### PROVIDED MATERIAL
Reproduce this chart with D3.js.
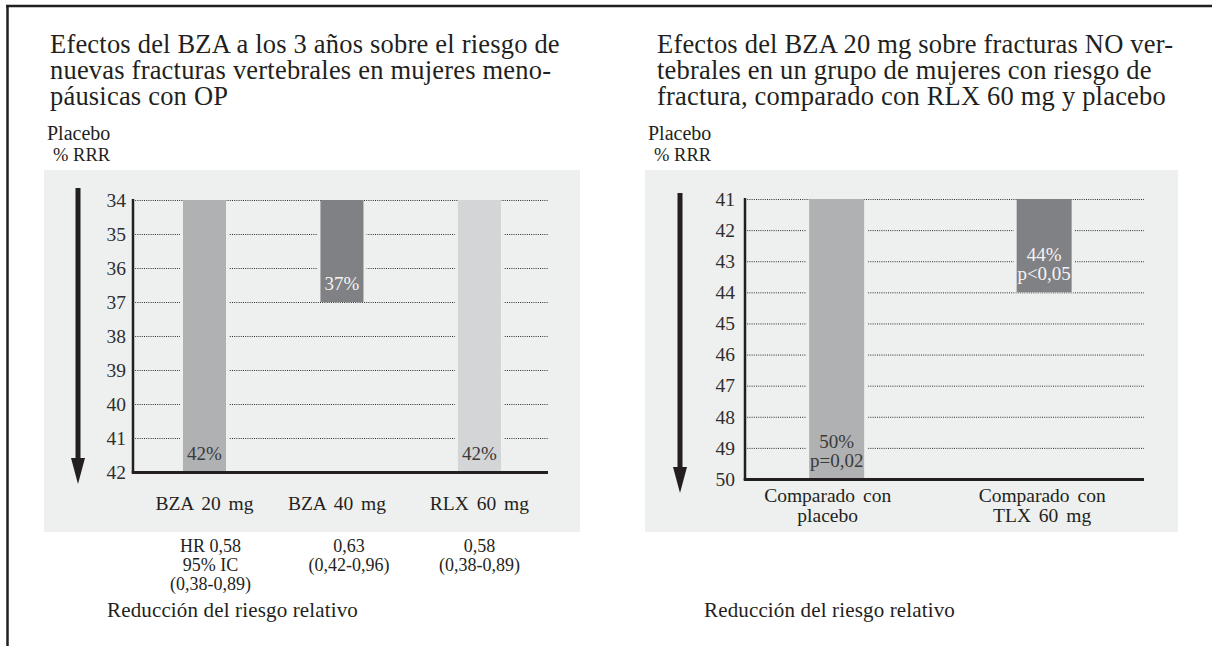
<!DOCTYPE html>
<html>
<head>
<meta charset="utf-8">
<script src="https://cdn.jsdelivr.net/npm/d3@7"></script>
<style>
  html, body { margin: 0; padding: 0; background: #ffffff; }
  svg { display: block; }
  text { font-family: "Liberation Serif", "Times New Roman", serif; fill: #231f20; }
</style>
</head>
<body>
<svg id="chart" width="1212" height="646"></svg>
<script>
// ---------- DATA ----------
const leftTitle = ["Efectos del BZA a los 3 años sobre el riesgo de",
                   "nuevas fracturas vertebrales en mujeres meno-",
                   "páusicas con OP"];
const rightTitle = ["Efectos del BZA 20 mg sobre fracturas NO ver-",
                    "tebrales en un grupo de mujeres con riesgo de",
                    "fractura, comparado con RLX 60 mg y placebo"];
const axisTitle = ["Placebo", "% RRR"];
const footer = "Reducción del riesgo relativo";

const leftCategories = ["BZA 20 mg", "BZA 40 mg", "RLX 60 mg"];
const leftValues = [42, 37, 42];
const leftBarLabels = [["42%"], ["37%"], ["42%"]];
const leftTicks = [34, 35, 36, 37, 38, 39, 40, 41, 42];
const leftNotes = [["HR 0,58", "95% IC", "(0,38-0,89)"],
                   ["0,63", "(0,42-0,96)"],
                   ["0,58", "(0,38-0,89)"]];

const rightCategories = [["Comparado con", "placebo"], ["Comparado con", "TLX 60 mg"]];
const rightValues = [50, 44];
const rightBarLabels = [["50%", "p=0,02"], ["44%", "p<0,05"]];
const rightTicks = [41, 42, 43, 44, 45, 46, 47, 48, 49, 50];

const leftColors = ["#b0b1b3", "#808184", "#d4d5d7"];
const leftLabelColors = ["#3a3a3a", "#f4f4f4", "#3a3a3a"];
const rightColors = ["#b0b1b3", "#808184"];
const rightLabelColors = ["#3a3a3a", "#f4f4f4"];

// ---------- DRAW ----------
const svg = d3.select("#chart");
const ink = "#231f20";
const panelBg = "#eef0ef";

// outer frame (left and top edges)
svg.append("line").attr("x1", 7.5).attr("x2", 7.5).attr("y1", 5).attr("y2", 646)
  .attr("stroke", ink).attr("stroke-width", 2.5);
svg.append("line").attr("x1", 6).attr("x2", 1212).attr("y1", 6).attr("y2", 6)
  .attr("stroke", ink).attr("stroke-width", 2.5);

function panel(cfg) {
  const g = svg.append("g");
  // title
  g.append("text").attr("x", cfg.titleX).attr("y", 53)
    .style("font-size", "26.5px").style("letter-spacing", "0.2px")
    .selectAll("tspan").data(cfg.title).join("tspan")
    .attr("x", cfg.titleX).attr("dy", (d, i) => i === 0 ? 0 : 26).text(d => d);
  // Placebo / % RRR
  g.append("text").attr("x", cfg.bgX + 3).attr("y", 140).style("font-size", "20px").text(axisTitle[0]);
  g.append("text").attr("x", cfg.bgX + 9).attr("y", 161).style("font-size", "18.5px").text(axisTitle[1]);
  // background
  g.append("rect").attr("x", cfg.bgX).attr("y", 170).attr("width", cfg.bgW).attr("height", 362)
    .attr("fill", panelBg);

  const y = d3.scaleLinear().domain([cfg.ticks[0], cfg.ticks[cfg.ticks.length - 1]])
    .range([cfg.yTop, cfg.yBottom]);
  const x = d3.scaleBand().domain(cfg.categories.map((d, i) => i))
    .range([cfg.axisX, cfg.gridEnd])
    .paddingInner(cfg.padInner).paddingOuter(cfg.padOuter).align(cfg.align);

  // grid lines
  g.append("g").selectAll("line").data(cfg.ticks.slice(0, -1)).join("line")
    .attr("x1", cfg.axisX).attr("x2", cfg.gridEnd)
    .attr("y1", d => y(d) + 0.5).attr("y2", d => y(d) + 0.5)
    .attr("stroke", "#2b2b2b").attr("stroke-width", 1).attr("stroke-dasharray", "1 1.2");

  // gaps around bars + bars
  g.append("g").selectAll("rect").data(cfg.values).join("rect")
    .attr("x", (d, i) => x(i) - 3).attr("width", x.bandwidth() + 6)
    .attr("y", y(cfg.ticks[0]) + 2).attr("height", d => Math.max(0, y(d) - y(cfg.ticks[0]) - 2))
    .attr("fill", panelBg);
  g.append("g").selectAll("rect").data(cfg.values).join("rect")
    .attr("x", (d, i) => x(i)).attr("width", x.bandwidth())
    .attr("y", y(cfg.ticks[0])).attr("height", d => y(d) - y(cfg.ticks[0]))
    .attr("fill", (d, i) => cfg.colors[i]);

  // bar value labels
  cfg.values.forEach((v, i) => {
    const lines = cfg.barLabels[i];
    g.append("g").selectAll("text").data(lines).join("text")
      .attr("x", x(i) + x.bandwidth() / 2)
      .attr("y", (d, k) => y(v) - 19 * (lines.length - k) + 7)
      .attr("text-anchor", "middle").style("font-size", "19px")
      .style("fill", cfg.labelColors[i]).text(d => d);
  });

  // y axis tick labels
  const ax = d3.axisLeft(y).tickValues(cfg.ticks).tickSize(0).tickPadding(0).tickFormat(d3.format("d"));
  const axG = g.append("g").attr("transform", `translate(${cfg.tickRight},0)`).call(ax);
  axG.select(".domain").remove();
  axG.selectAll("text").style("font-family", "'Liberation Serif', serif")
    .style("font-size", "19.5px").style("fill", "#2e2e2e");

  // axis frame lines
  g.append("line").attr("x1", cfg.axisX).attr("x2", cfg.axisX)
    .attr("y1", cfg.yTop - 1).attr("y2", cfg.yBottom + 1)
    .attr("stroke", ink).attr("stroke-width", 2.5);
  g.append("line").attr("x1", cfg.axisX - 1.25).attr("x2", cfg.gridEnd)
    .attr("y1", cfg.yBottom + 0.5).attr("y2", cfg.yBottom + 0.5)
    .attr("stroke", ink).attr("stroke-width", 3);

  // downward arrow
  g.append("line").attr("x1", cfg.arrowX).attr("x2", cfg.arrowX)
    .attr("y1", cfg.arrowTop).attr("y2", cfg.arrowTip - 20)
    .attr("stroke", ink).attr("stroke-width", 5);
  g.append("path")
    .attr("d", `M${cfg.arrowX - 7},${cfg.arrowTip - 26} L${cfg.arrowX + 7},${cfg.arrowTip - 26} L${cfg.arrowX},${cfg.arrowTip} Z`)
    .attr("fill", ink);

  // category labels
  cfg.categories.forEach((c, i) => {
    const lines = Array.isArray(c) ? c : [c];
    g.append("g").selectAll("text").data(lines).join("text")
      .attr("x", x(i) + x.bandwidth() / 2 + (cfg.catShift ? cfg.catShift[i] : 0))
      .attr("y", (d, k) => cfg.catY + k * 20)
      .attr("text-anchor", "middle").style("font-size", "19.5px")
      .style("word-spacing", "3px").text(d => d);
  });

  // notes under categories
  if (cfg.notes) {
    cfg.notes.forEach((n, i) => {
      g.append("g").selectAll("text").data(n).join("text")
        .attr("x", x(i) + x.bandwidth() / 2 + cfg.noteShift[i])
        .attr("y", (d, k) => 552 + k * 19)
        .attr("text-anchor", "middle").style("font-size", "18px").text(d => d);
    });
  }
  // footer
  g.append("text").attr("x", cfg.footerX).attr("y", cfg.footerY)
    .style("font-size", "21px").style("letter-spacing", "0.15px").text(footer);
}

panel({
  title: leftTitle, titleX: 50, bgX: 44, bgW: 536,
  ticks: leftTicks, yTop: 200, yBottom: 472,
  axisX: 133, gridEnd: 548, tickRight: 126,
  padInner: 0.687, padOuter: 0.353, align: 0.515,
  categories: leftCategories, values: leftValues, colors: leftColors,
  barLabels: leftBarLabels, labelColors: leftLabelColors,
  arrowX: 78, arrowTop: 188, arrowTip: 484,
  catY: 510, catShift: [0, -5, 0],
  notes: leftNotes, noteShift: [6, 7, 0],
  footerX: 107, footerY: 617
});

panel({
  title: rightTitle, titleX: 657, bgX: 645, bgW: 533,
  ticks: rightTicks, yTop: 199, yBottom: 479,
  axisX: 745, gridEnd: 1144, tickRight: 735,
  padInner: 0.735, padOuter: 0.329, align: 0.47,
  categories: rightCategories, values: rightValues, colors: rightColors,
  barLabels: rightBarLabels, labelColors: rightLabelColors,
  arrowX: 680, arrowTop: 193, arrowTip: 493,
  catY: 502, catShift: [-9, -2],
  footerX: 704, footerY: 617
});
</script>
</body>
</html>
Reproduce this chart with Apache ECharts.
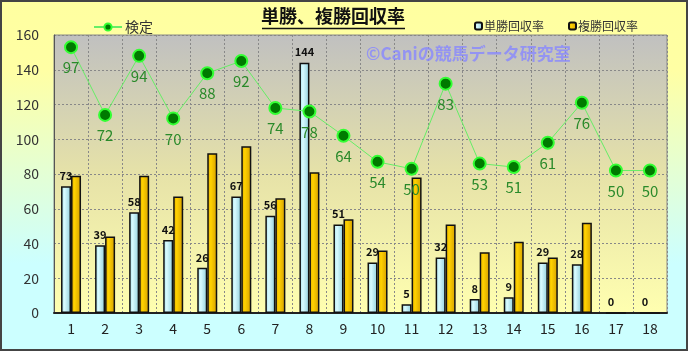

### GOAL OF THE EXERCISE
Count how many lines above include the word "chart" and answer with that figure only.

### PROBLEM SOLUTION
4